Immediately after a conversation has been recorded, its original shall be surrendered to the judge who issued the order authorizing it, to be sealed according to the instructions issued by him to such effects. Likewise, the judge shall provide for everything regarding the preservation and custody of the recording by the court. Recordings made pursuant to the provisions of this section must be preserved for a term of ten (10) years, except when the judge who has issued or denied the order provides for their destruction. Duplicates of the recording may be made with respect to the investigation or preparation for a trial. The condition that the recording be sealed as provided by this subsection, or a satisfactory explanation to the court as to the reason or reasons why such recording is not sealed, shall be a requirement to allow its introduction as evidence in any judicial process or that of any other nature. Within six (6) months after the approval of this act, the Supreme Court of Puerto Rico shall adopt the rules that are needed with respect to the process of judicial sealing, preservation and custody of such recordings, in order to implement the provisions of this subsection.

(j) The Secretary of Justice within a term that shall not exceed six (6) months from the date of approval of this act shall promulgate regulations for the authorization and control of recordings of nontelephonic conversations. No recordings of any conversation whatsoever under the provisions of this chapter may be made until these regulations are approved and meet the provisions of the Rules and Regulations Act No. 112 of June 30, 1957, as amended.

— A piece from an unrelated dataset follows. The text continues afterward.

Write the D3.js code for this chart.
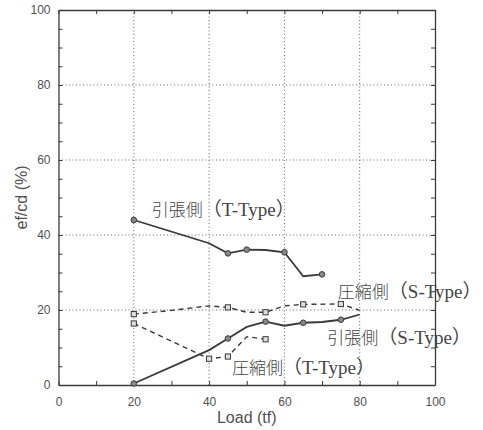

The regulations to be promulgated shall have the objective of implementing the purpose of this section, always safeguarding the privacy of those persons whose conversations cannot be recorded pursuant to what has been provided above.

(k) Recordings of nontelephonic conversations obtained under the provisions of this section shall be admissible as evidence, subject to strict compliance with its provisions and the regulations promulgated by the Secretary of Justice.

(l) In view of the confidential nature which must pervade the process for the petition and/or revision of the authorization to record nontelephonic conversations, only the prosecutor or representative of the Secretary of Justice, the judge and those officials that the court deems are indispensable to discharge its judicial function shall be present during the ex parte proceedings.

History —July 13, 1978, No. 33, p. 468, added as § 18 on June 19, 1987, No. 36, p. 120, § 6, eff. 180 days after June 19, 1987.